▶ Data lines
=====

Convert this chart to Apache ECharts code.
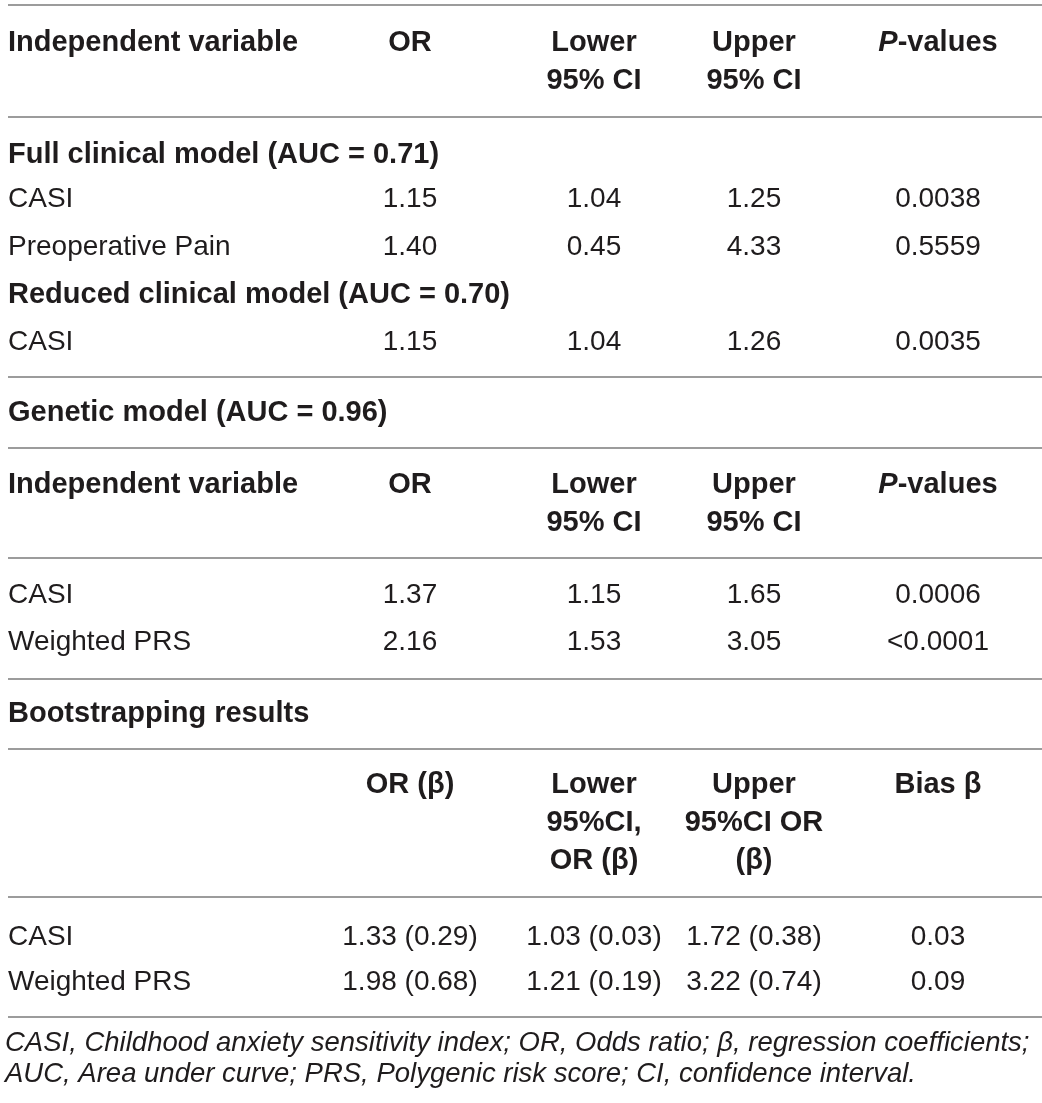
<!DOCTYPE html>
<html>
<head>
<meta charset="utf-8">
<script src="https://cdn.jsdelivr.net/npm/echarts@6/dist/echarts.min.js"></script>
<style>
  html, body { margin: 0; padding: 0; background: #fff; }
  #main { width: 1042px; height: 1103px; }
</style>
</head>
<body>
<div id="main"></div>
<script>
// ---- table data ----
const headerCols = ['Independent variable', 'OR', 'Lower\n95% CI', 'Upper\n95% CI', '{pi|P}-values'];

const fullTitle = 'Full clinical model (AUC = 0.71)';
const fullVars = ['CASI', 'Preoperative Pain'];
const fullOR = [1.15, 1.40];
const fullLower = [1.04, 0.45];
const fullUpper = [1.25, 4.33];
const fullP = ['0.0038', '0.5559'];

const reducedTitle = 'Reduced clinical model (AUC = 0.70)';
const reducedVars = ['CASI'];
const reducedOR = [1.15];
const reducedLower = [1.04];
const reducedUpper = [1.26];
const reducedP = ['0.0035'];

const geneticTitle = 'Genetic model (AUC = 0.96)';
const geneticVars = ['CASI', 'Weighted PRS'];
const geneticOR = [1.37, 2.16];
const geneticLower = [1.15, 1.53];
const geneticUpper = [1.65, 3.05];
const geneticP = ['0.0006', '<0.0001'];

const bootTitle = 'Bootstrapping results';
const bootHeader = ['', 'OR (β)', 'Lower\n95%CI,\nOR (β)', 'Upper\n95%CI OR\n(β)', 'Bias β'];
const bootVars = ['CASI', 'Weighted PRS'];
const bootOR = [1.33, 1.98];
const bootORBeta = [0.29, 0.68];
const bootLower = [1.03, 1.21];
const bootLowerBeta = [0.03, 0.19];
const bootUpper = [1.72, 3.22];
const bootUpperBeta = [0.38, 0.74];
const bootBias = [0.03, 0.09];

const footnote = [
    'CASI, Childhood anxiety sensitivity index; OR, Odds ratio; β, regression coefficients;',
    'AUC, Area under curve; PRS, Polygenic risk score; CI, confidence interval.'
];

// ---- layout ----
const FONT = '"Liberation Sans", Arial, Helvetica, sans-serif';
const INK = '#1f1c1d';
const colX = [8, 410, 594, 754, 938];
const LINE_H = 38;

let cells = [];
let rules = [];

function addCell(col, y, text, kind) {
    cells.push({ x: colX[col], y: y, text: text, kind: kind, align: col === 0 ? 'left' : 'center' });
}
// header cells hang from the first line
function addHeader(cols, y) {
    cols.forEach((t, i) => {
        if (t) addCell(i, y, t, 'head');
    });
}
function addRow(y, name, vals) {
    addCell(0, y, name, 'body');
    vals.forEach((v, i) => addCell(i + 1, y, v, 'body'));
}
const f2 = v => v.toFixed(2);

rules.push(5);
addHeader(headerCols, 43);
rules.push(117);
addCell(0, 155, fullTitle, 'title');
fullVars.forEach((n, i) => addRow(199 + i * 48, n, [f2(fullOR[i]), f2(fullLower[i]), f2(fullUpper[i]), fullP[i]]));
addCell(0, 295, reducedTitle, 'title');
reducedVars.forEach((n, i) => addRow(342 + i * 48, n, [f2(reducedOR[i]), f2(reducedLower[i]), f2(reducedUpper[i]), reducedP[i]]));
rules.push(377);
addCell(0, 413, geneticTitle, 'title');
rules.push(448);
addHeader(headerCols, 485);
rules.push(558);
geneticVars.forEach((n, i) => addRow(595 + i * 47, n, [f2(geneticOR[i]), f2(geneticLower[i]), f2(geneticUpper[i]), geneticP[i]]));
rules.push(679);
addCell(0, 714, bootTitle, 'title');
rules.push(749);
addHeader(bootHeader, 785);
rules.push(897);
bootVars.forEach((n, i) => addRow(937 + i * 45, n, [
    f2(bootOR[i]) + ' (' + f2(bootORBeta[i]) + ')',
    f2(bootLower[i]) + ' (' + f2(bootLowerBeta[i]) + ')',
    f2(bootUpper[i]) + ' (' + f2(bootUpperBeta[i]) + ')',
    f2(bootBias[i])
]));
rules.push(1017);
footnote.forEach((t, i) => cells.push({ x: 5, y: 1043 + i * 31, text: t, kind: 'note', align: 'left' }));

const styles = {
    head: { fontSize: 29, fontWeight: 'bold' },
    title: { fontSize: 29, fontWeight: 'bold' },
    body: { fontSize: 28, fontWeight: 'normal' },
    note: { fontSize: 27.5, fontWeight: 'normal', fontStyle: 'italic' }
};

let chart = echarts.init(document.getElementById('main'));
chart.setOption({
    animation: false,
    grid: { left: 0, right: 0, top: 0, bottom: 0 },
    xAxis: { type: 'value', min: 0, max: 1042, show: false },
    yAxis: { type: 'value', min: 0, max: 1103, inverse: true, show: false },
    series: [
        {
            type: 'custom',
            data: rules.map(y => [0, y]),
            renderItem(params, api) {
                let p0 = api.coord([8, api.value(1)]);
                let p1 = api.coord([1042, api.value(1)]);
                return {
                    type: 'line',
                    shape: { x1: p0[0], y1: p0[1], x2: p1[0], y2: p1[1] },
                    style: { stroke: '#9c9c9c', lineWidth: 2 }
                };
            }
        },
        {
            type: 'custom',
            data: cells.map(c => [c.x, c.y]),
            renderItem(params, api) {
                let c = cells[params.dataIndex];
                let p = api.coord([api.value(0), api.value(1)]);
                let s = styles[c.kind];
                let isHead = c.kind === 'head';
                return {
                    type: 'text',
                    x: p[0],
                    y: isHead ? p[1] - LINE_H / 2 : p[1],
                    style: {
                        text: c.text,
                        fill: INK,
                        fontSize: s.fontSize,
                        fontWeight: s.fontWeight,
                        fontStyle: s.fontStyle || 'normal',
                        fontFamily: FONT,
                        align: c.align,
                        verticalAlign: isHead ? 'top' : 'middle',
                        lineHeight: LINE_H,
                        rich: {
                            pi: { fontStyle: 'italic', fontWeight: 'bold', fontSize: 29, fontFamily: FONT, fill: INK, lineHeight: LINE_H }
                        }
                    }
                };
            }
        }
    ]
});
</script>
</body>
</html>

=====

▶ The request
Restate exactly, please, only the lines between the start of the data and the line containing "const reducedP = ['0.0035'];", both ends included, skipping the pictures.

▶ Exercise answer
Convert this chart to Apache ECharts code.
<!DOCTYPE html>
<html>
<head>
<meta charset="utf-8">
<script src="https://cdn.jsdelivr.net/npm/echarts@6/dist/echarts.min.js"></script>
<style>
  html, body { margin: 0; padding: 0; background: #fff; }
  #main { width: 1042px; height: 1103px; }
</style>
</head>
<body>
<div id="main"></div>
<script>
// ---- table data ----
const headerCols = ['Independent variable', 'OR', 'Lower\n95% CI', 'Upper\n95% CI', '{pi|P}-values'];

const fullTitle = 'Full clinical model (AUC = 0.71)';
const fullVars = ['CASI', 'Preoperative Pain'];
const fullOR = [1.15, 1.40];
const fullLower = [1.04, 0.45];
const fullUpper = [1.25, 4.33];
const fullP = ['0.0038', '0.5559'];

const reducedTitle = 'Reduced clinical model (AUC = 0.70)';
const reducedVars = ['CASI'];
const reducedOR = [1.15];
const reducedLower = [1.04];
const reducedUpper = [1.26];
const reducedP = ['0.0035'];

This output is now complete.